Matters discussed in this announcement may constitute forward-looking

statements. Forward-looking statements are statements that are not historical

facts and may be identified by words such as "believe", "aims", "expect",

"anticipate", "intends", "estimate", "will", "may", "continue", "should" and

similar expressions. The forward-looking statements in this release are based

upon various assumptions, many of which are based, in turn, upon further

assumptions. Although the Company believes that these assumptions were

reasonable when made, these assumptions are inherently subject to significant

known and unknown risks, uncertainties, contingencies and other important

factors which are difficult or impossible to predict and are beyond its control.

Such risks, uncertainties, contingencies and other important factors could cause

actual events to differ materially from the expectations expressed or implied in

this release by such forward-looking statements. Forward-looking statements

speak only as of the date they are made and cannot be relied upon as a guide to

future performance. The Company, each of the Managers and their respective

affiliates expressly disclaims any obligation or undertaking to update, review

or revise any forward-looking statement contained in this announcement whether

as a result of new information, future developments or otherwise.

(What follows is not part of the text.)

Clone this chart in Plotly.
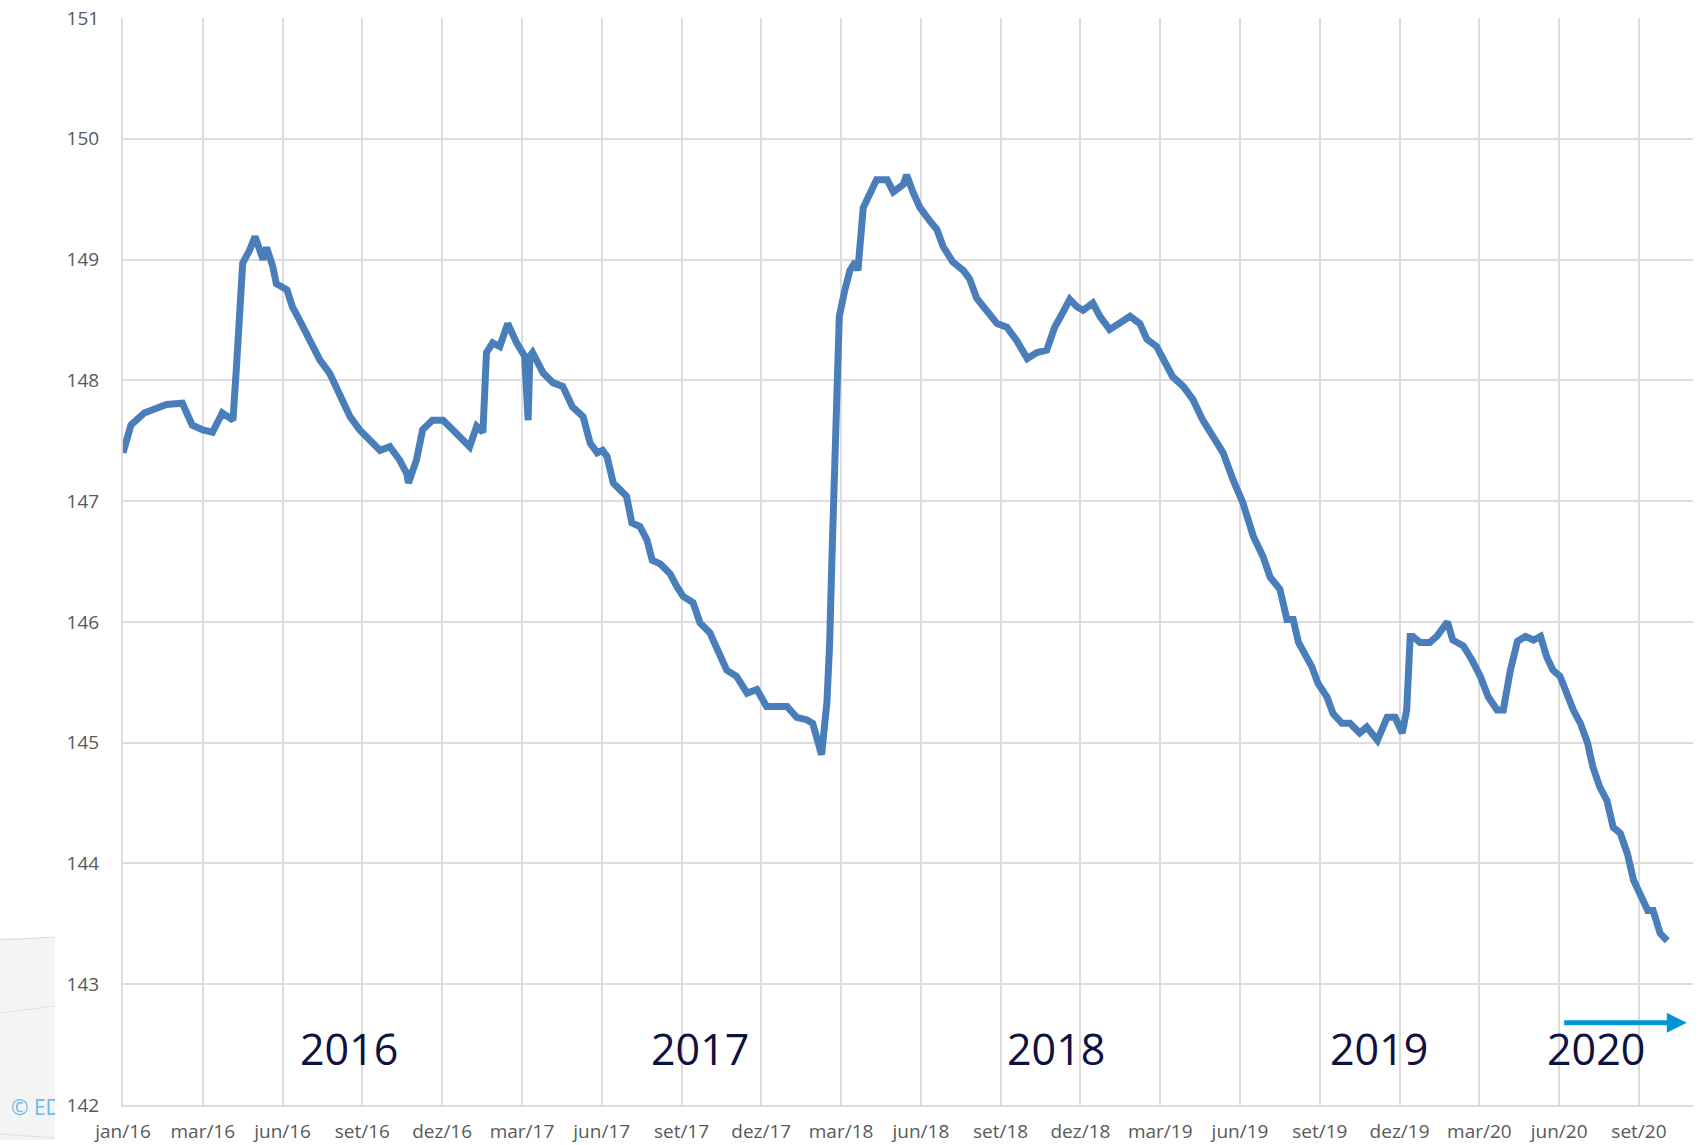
import plotly.graph_objects as go

# ---- data ----
dates = [
    "2016-01-01", "2016-01-10", "2016-01-25", "2016-02-19", "2016-03-08", "2016-03-19",
    "2016-03-31", "2016-04-11", "2016-04-22", "2016-05-04", "2016-05-08", "2016-05-12",
    "2016-05-15", "2016-05-23", "2016-05-29", "2016-06-07", "2016-06-11", "2016-06-18",
    "2016-06-22", "2016-07-04", "2016-07-10", "2016-07-18", "2016-07-30", "2016-08-10",
    "2016-08-21", "2016-09-02", "2016-09-13", "2016-09-24", "2016-10-05", "2016-10-17",
    "2016-10-28", "2016-11-08", "2016-11-16", "2016-11-18", "2016-11-27", "2016-12-04",
    "2016-12-15", "2016-12-27", "2017-01-07", "2017-01-18", "2017-01-26", "2017-02-03",
    "2017-02-10", "2017-02-14", "2017-02-21", "2017-03-01", "2017-03-10", "2017-03-20",
    "2017-03-29", "2017-04-02", "2017-04-04", "2017-04-07", "2017-04-19", "2017-04-30",
    "2017-05-11", "2017-05-22", "2017-06-03", "2017-06-11", "2017-06-19", "2017-06-25",
    "2017-06-30", "2017-07-07", "2017-07-14", "2017-07-22", "2017-07-28", "2017-08-06",
    "2017-08-14", "2017-08-20", "2017-08-29", "2017-09-09", "2017-09-17", "2017-09-24",
    "2017-10-05", "2017-10-13", "2017-10-24", "2017-11-01", "2017-11-12", "2017-11-23",
    "2017-12-05", "2017-12-16", "2017-12-27", "2018-01-08", "2018-01-19", "2018-01-30",
    "2018-02-10", "2018-02-17", "2018-02-27", "2018-03-05", "2018-03-08", "2018-03-11",
    "2018-03-14", "2018-03-17", "2018-03-19", "2018-03-25", "2018-03-31", "2018-04-06",
    "2018-04-09", "2018-04-15", "2018-04-19", "2018-04-30", "2018-05-12", "2018-05-19",
    "2018-05-30", "2018-06-03", "2018-06-10", "2018-06-18", "2018-06-29", "2018-07-07",
    "2018-07-14", "2018-07-25", "2018-08-06", "2018-08-13", "2018-08-21", "2018-09-02",
    "2018-09-13", "2018-09-24", "2018-10-05", "2018-10-17", "2018-10-28", "2018-11-08",
    "2018-11-17", "2018-11-26", "2018-12-04", "2018-12-12", "2018-12-19", "2018-12-30",
    "2019-01-07", "2019-01-18", "2019-01-30", "2019-02-10", "2019-02-21", "2019-03-01",
    "2019-03-12", "2019-03-19", "2019-03-30", "2019-04-11", "2019-04-22", "2019-05-03",
    "2019-05-15", "2019-05-26", "2019-06-06", "2019-06-17", "2019-06-29", "2019-07-10",
    "2019-07-18", "2019-07-29", "2019-08-06", "2019-08-13", "2019-08-19", "2019-08-26",
    "2019-09-03", "2019-09-10", "2019-09-20", "2019-09-27", "2019-10-07", "2019-10-16",
    "2019-10-27", "2019-11-04", "2019-11-16", "2019-11-27", "2019-12-06", "2019-12-14",
    "2019-12-19", "2019-12-23", "2019-12-26", "2020-01-03", "2020-01-14", "2020-01-22",
    "2020-02-03", "2020-02-09", "2020-02-21", "2020-03-02", "2020-03-11", "2020-03-20",
    "2020-03-30", "2020-04-06", "2020-04-14", "2020-04-22", "2020-05-01", "2020-05-10",
    "2020-05-18", "2020-05-25", "2020-06-01", "2020-06-09", "2020-06-17", "2020-06-24",
    "2020-07-02", "2020-07-10", "2020-07-16", "2020-07-24", "2020-08-01", "2020-08-08",
    "2020-08-16", "2020-08-24", "2020-08-31", "2020-09-08", "2020-09-16", "2020-09-22",
    "2020-09-30", "2020-10-08",
]

levels = [
    147.40, 147.63, 147.73, 147.80, 147.81, 147.63,
    147.59, 147.57, 147.73, 147.67, 148.11, 148.78,
    148.97, 149.08, 149.19, 149.00, 149.10, 148.94,
    148.80, 148.75, 148.61, 148.50, 148.31, 148.17,
    148.06, 147.87, 147.70, 147.59, 147.51, 147.42,
    147.45, 147.34, 147.23, 147.15, 147.34, 147.59,
    147.67, 147.67, 147.59, 147.51, 147.45, 147.62,
    147.57, 148.23, 148.31, 148.28, 148.47, 148.31,
    148.20, 147.67, 148.20, 148.23, 148.06, 147.98,
    147.95, 147.78, 147.70, 147.48, 147.40, 147.42,
    147.37, 147.15, 147.09, 147.04, 146.82, 146.79,
    146.68, 146.51, 146.48, 146.40, 146.29, 146.21,
    146.16, 145.99, 145.91, 145.77, 145.60, 145.55,
    145.41, 145.44, 145.30, 145.30, 145.30, 145.21,
    145.19, 145.16, 144.90, 145.33, 145.80, 146.60,
    147.55, 148.20, 148.53, 148.74, 148.91, 148.98,
    148.91, 149.43, 149.50, 149.66, 149.66, 149.56,
    149.62, 149.70, 149.56, 149.43, 149.32, 149.25,
    149.11, 148.98, 148.91, 148.84, 148.68, 148.57,
    148.47, 148.44, 148.33, 148.18, 148.23, 148.25,
    148.44, 148.56, 148.67, 148.61, 148.58, 148.64,
    148.53, 148.42, 148.47, 148.53, 148.47, 148.34,
    148.28, 148.17, 148.03, 147.95, 147.84, 147.67,
    147.53, 147.40, 147.18, 146.99, 146.71, 146.54,
    146.37, 146.27, 146.02, 146.02, 145.83, 145.74,
    145.63, 145.49, 145.38, 145.24, 145.16, 145.16,
    145.08, 145.13, 145.02, 145.21, 145.21, 145.08,
    145.27, 145.88, 145.88, 145.83, 145.83, 145.88,
    146.00, 145.85, 145.80, 145.68, 145.55, 145.38,
    145.27, 145.27, 145.60, 145.84, 145.88, 145.85,
    145.88, 145.71, 145.60, 145.55, 145.38, 145.27,
    145.16, 145.00, 144.80, 144.63, 144.52, 144.30,
    144.25, 144.08, 143.86, 143.72, 143.61, 143.61,
    143.42, 143.36,
]

tick_dates = [
    "2016-01-01", "2016-03-31", "2016-06-29", "2016-09-27", "2016-12-26",
    "2017-03-26", "2017-06-24", "2017-09-22", "2017-12-21", "2018-03-21",
    "2018-06-19", "2018-09-17", "2018-12-16", "2019-03-16", "2019-06-14",
    "2019-09-12", "2019-12-11", "2020-03-10", "2020-06-08", "2020-09-06",
]
tick_labels = [
    "jan/16", "mar/16", "jun/16", "set/16", "dez/16",
    "mar/17", "jun/17", "set/17", "dez/17", "mar/18",
    "jun/18", "set/18", "dez/18", "mar/19", "jun/19",
    "set/19", "dez/19", "mar/20", "jun/20", "set/20",
]

year_labels = ["2016", "2017", "2018", "2019", "2020"]
year_label_dates = ["2016-09-12", "2017-10-13", "2018-11-18", "2019-11-18", "2020-07-20"]
year_label_level = 142.47

arrow_start = "2020-06-12"
arrow_end = "2020-10-30"
arrow_level = 142.68

# ---- figure ----
W, H = 1698, 1145
L, R, T, B = 123, 5, 18, 40
PW, PH = W - L - R, H - T - B


def px_x(px):
    return (px - L) / PW


def px_y(py):
    return (H - B - py) / PH


grid = "#dcdcdc"
tick_font = dict(family="Open Sans, Noto Sans, sans-serif", size=19, color="#595959")

fig = go.Figure()
fig.add_trace(go.Scatter(
    x=dates, y=levels, mode="lines",
    line=dict(color="#4a7ebb", width=7),
    hoverinfo="x+y", showlegend=False,
))

annotations = []
for lab, d in zip(year_labels, year_label_dates):
    annotations.append(dict(
        x=d, y=year_label_level, xref="x", yref="y", text=lab, showarrow=False,
        xanchor="center", yanchor="middle",
        font=dict(family="Open Sans, Noto Sans, sans-serif", size=43, color="#0f1140"),
    ))

annotations.append(dict(
    x=arrow_end, y=arrow_level, ax=arrow_start, ay=arrow_level,
    xref="x", yref="y", axref="x", ayref="y", text="", showarrow=True,
    arrowhead=2, arrowsize=0.8, arrowwidth=5, arrowcolor="#0096d6",
))

# faint slide decoration at the far left
annotations.append(dict(
    x=px_x(9), y=px_y(1107), xref="paper", yref="paper", text="© ED", showarrow=False,
    xanchor="left", yanchor="middle",
    font=dict(family="Open Sans, Noto Sans, sans-serif", size=21, color="#6cb8e6"),
))
annotations.append(dict(
    x=px_x(55), y=px_y(1107), xref="paper", yref="paper", text=" ", showarrow=False,
    xanchor="left", yanchor="middle", width=9, height=30, bgcolor="white",
    borderpad=0, borderwidth=0,
))

shapes = [
    dict(type="rect", xref="paper", yref="paper",
         x0=px_x(0), x1=px_x(55), y0=px_y(938), y1=px_y(1140),
         fillcolor="#f4f4f4", line=dict(width=0), layer="below"),
    dict(type="line", xref="paper", yref="paper",
         x0=px_x(0), x1=px_x(55), y0=px_y(940), y1=px_y(937),
         line=dict(color="#dadada", width=1)),
    dict(type="line", xref="paper", yref="paper",
         x0=px_x(0), x1=px_x(55), y0=px_y(1013), y1=px_y(1006),
         line=dict(color="#e0e0e0", width=1)),
    dict(type="line", xref="paper", yref="paper",
         x0=px_x(0), x1=px_x(55), y0=px_y(1134), y1=px_y(1138),
         line=dict(color="#dedede", width=1)),
]

fig.update_layout(
    width=W, height=H,
    margin=dict(l=L, r=R, t=T, b=B, pad=0, autoexpand=False),
    paper_bgcolor="white", plot_bgcolor="white",
    annotations=annotations, shapes=shapes,
    showlegend=False,
)
fig.update_xaxes(
    type="date", range=["2016-01-01", "2020-11-06"],
    tickmode="array", tickvals=tick_dates, ticktext=tick_labels,
    showgrid=True, gridcolor=grid, gridwidth=2,
    showline=True, linecolor=grid, linewidth=2,
    ticks="", tickfont=tick_font, ticklabelstandoff=8, zeroline=False,
    automargin=False,
)
fig.update_yaxes(
    range=[142, 151], tickmode="linear", tick0=142, dtick=1,
    showgrid=True, gridcolor=grid, gridwidth=2,
    showline=True, linecolor=grid, linewidth=2,
    ticks="", tickfont=tick_font, ticklabelstandoff=18, zeroline=False,
    automargin=False,
)

fig.write_html(
    "out.html",
    config={"displayModeBar": False},
    post_script="document.body.style.margin='0';document.body.style.overflow='hidden';",
)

The IPO may be influenced by a range of circumstances, such as market

conditions, and there can be no assurance that the IPO will proceed and that the

listing will occur.

Certain figures contained in this document, including financial information,

have been subject to rounding adjustments. Accordingly, in certain instances,

the sum or percentage change of the numbers contained in this document may not

conform exactly with the total figure given. The information, opinions and

forward-looking statements contained in this announcement speak only as at its

date and are subject to change without notice.